WHAT IS EXPECTED:
Copy out each line of the material below that holds the string "with".

BEGIN COLLECTED MATERIAL

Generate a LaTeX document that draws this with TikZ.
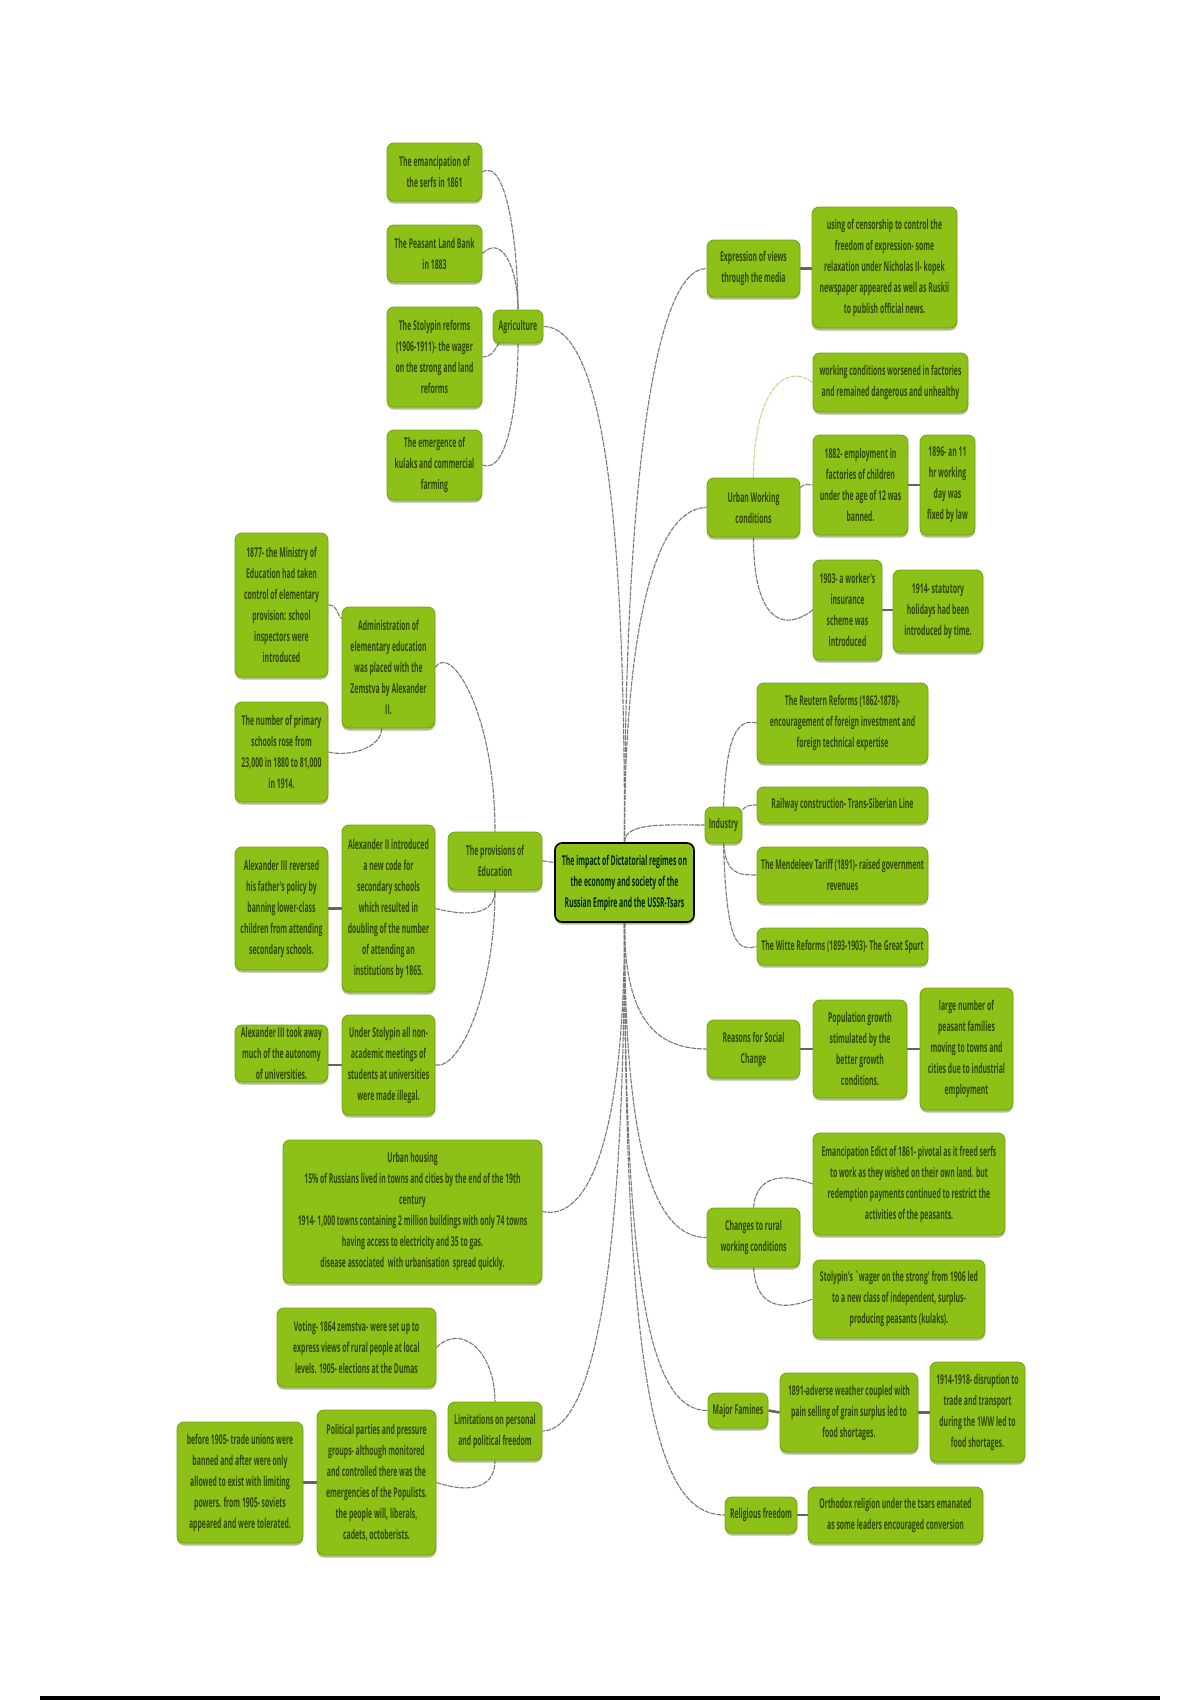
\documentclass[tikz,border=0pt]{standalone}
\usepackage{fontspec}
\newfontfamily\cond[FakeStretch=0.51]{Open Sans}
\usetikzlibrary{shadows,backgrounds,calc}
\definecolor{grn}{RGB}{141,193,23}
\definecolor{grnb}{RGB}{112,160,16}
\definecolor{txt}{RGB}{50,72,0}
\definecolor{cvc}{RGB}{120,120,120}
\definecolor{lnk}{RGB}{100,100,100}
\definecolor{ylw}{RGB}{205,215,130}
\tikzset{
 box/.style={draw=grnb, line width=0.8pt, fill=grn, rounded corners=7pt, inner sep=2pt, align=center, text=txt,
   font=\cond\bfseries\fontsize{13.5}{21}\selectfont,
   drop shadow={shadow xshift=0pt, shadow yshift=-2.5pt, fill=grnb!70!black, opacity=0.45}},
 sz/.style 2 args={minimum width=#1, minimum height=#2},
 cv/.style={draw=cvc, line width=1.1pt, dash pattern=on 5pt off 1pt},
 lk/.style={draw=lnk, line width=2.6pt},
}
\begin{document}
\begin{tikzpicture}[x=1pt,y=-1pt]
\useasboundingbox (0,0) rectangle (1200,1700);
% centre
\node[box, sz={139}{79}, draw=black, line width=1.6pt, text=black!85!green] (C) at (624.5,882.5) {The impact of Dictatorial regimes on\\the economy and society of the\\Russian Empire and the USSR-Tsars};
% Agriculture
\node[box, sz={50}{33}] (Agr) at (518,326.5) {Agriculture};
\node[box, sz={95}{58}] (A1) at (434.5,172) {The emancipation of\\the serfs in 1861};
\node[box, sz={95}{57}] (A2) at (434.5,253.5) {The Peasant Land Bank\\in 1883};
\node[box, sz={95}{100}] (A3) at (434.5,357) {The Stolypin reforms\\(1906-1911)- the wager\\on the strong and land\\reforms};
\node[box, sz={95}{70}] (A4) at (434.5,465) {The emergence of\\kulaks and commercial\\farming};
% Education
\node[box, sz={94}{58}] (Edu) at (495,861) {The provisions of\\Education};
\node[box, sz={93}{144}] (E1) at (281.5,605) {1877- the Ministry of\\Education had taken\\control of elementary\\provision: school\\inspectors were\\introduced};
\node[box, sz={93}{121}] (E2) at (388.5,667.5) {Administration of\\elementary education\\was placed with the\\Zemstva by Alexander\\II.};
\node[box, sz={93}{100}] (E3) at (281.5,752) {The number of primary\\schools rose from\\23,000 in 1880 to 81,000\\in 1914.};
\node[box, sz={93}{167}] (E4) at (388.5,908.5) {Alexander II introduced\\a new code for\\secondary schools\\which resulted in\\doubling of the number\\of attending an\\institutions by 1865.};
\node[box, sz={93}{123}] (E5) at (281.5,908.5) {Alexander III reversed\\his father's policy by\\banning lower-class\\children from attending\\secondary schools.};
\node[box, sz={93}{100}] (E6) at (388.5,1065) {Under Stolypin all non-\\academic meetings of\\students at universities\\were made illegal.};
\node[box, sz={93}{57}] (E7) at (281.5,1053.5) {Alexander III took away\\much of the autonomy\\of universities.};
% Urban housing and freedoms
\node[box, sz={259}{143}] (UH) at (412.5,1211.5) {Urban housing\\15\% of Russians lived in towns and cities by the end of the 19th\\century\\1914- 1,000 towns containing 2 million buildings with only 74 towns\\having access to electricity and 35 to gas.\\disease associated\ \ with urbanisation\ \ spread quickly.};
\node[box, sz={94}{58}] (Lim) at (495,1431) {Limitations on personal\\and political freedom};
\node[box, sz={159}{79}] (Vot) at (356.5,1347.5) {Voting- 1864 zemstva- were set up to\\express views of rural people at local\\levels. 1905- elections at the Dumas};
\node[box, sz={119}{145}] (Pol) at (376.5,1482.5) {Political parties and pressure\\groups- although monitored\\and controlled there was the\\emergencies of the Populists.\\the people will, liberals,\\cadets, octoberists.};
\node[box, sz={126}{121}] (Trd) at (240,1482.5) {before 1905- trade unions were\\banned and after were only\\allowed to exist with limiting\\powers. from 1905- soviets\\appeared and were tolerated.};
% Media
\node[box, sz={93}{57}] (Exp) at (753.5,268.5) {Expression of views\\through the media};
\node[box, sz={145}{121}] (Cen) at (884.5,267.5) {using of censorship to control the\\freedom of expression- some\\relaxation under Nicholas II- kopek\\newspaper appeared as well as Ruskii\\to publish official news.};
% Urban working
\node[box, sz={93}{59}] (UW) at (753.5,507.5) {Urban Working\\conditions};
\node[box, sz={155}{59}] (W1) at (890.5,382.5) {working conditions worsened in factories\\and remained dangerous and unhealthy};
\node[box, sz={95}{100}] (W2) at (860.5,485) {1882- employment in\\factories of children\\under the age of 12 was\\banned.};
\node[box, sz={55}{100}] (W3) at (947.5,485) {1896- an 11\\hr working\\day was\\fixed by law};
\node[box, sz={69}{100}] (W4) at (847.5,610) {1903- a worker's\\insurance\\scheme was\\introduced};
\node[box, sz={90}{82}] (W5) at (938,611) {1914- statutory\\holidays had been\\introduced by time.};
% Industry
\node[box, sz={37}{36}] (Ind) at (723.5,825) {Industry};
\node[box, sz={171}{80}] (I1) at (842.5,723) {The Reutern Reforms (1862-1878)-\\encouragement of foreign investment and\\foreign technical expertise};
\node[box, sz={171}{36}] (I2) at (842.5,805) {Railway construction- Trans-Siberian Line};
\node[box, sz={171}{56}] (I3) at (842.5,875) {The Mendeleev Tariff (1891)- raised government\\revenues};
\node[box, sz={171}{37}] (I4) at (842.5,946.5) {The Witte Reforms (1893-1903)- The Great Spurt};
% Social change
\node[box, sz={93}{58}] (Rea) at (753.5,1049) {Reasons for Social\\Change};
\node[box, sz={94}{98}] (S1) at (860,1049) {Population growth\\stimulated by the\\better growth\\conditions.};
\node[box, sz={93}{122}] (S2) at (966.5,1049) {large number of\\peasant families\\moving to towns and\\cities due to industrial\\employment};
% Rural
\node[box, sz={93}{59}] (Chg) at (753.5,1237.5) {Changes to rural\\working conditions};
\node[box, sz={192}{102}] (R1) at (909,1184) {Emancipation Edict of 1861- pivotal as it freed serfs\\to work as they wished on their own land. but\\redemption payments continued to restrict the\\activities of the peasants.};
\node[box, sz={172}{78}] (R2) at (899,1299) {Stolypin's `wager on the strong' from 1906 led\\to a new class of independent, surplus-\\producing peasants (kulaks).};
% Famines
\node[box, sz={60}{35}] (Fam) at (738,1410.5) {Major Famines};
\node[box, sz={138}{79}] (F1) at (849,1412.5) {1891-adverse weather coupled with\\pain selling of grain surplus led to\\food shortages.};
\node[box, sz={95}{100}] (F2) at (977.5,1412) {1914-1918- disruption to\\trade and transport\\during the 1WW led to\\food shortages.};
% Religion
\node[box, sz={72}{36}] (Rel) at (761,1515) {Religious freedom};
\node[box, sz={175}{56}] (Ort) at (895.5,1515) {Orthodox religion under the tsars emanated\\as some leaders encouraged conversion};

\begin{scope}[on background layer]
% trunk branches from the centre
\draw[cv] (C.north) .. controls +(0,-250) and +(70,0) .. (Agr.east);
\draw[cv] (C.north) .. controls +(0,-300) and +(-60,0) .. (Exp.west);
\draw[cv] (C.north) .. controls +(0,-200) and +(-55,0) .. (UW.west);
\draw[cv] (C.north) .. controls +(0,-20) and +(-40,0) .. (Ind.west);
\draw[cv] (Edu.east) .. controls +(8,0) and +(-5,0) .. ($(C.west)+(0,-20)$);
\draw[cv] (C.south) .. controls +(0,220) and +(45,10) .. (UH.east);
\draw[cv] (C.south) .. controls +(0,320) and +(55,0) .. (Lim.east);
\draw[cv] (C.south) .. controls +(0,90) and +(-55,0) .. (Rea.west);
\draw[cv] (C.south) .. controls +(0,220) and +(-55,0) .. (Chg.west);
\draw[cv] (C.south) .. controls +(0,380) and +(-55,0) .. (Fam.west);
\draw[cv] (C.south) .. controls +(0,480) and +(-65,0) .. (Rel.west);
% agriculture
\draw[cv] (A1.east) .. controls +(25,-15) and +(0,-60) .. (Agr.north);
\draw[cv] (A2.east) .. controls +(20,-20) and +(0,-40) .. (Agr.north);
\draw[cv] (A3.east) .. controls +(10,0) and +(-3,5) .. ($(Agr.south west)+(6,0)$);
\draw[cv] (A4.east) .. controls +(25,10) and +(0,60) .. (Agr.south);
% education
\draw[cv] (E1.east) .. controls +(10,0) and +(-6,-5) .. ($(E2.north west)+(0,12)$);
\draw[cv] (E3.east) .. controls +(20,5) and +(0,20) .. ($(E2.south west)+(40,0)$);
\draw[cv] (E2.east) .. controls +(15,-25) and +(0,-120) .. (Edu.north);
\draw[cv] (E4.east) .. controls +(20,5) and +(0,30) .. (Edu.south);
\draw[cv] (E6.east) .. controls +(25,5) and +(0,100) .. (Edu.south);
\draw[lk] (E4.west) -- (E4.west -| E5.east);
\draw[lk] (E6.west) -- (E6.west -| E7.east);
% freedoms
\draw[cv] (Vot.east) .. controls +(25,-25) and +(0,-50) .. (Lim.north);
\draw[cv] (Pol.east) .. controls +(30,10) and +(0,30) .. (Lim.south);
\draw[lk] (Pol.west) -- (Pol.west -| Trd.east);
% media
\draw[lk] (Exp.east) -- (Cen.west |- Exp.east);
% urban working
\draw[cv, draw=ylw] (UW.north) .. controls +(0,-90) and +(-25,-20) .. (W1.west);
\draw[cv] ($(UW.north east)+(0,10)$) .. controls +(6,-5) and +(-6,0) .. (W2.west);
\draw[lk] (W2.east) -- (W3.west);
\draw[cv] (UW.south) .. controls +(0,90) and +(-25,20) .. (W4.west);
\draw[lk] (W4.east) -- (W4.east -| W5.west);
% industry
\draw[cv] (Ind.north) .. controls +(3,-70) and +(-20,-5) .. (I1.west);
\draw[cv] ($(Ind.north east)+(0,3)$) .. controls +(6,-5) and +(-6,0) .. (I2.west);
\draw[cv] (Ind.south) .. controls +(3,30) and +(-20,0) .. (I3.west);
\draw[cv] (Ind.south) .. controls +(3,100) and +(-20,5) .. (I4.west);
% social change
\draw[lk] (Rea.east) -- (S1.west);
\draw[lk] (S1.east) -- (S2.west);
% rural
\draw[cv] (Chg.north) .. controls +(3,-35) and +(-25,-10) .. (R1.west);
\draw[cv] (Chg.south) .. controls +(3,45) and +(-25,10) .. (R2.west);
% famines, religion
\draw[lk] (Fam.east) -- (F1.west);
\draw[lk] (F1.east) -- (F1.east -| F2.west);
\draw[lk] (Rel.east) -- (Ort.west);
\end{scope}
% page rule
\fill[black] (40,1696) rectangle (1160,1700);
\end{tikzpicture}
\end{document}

END COLLECTED MATERIAL

SOLVED EXERCISE:
Generate a LaTeX document that draws this with TikZ.
\node[box, sz={93}{121}] (E2) at (388.5,667.5) {Administration of\\elementary education\\was placed with the\\Zemstva by Alexander\\II.};
\node[box, sz={259}{143}] (UH) at (412.5,1211.5) {Urban housing\\15\% of Russians lived in towns and cities by the end of the 19th\\century\\1914- 1,000 towns containing 2 million buildings with only 74 towns\\having access to electricity and 35 to gas.\\disease associated\ \ with urbanisation\ \ spread quickly.};
\node[box, sz={126}{121}] (Trd) at (240,1482.5) {before 1905- trade unions were\\banned and after were only\\allowed to exist with limiting\\powers. from 1905- soviets\\appeared and were tolerated.};
\node[box, sz={138}{79}] (F1) at (849,1412.5) {1891-adverse weather coupled with\\pain selling of grain surplus led to\\food shortages.};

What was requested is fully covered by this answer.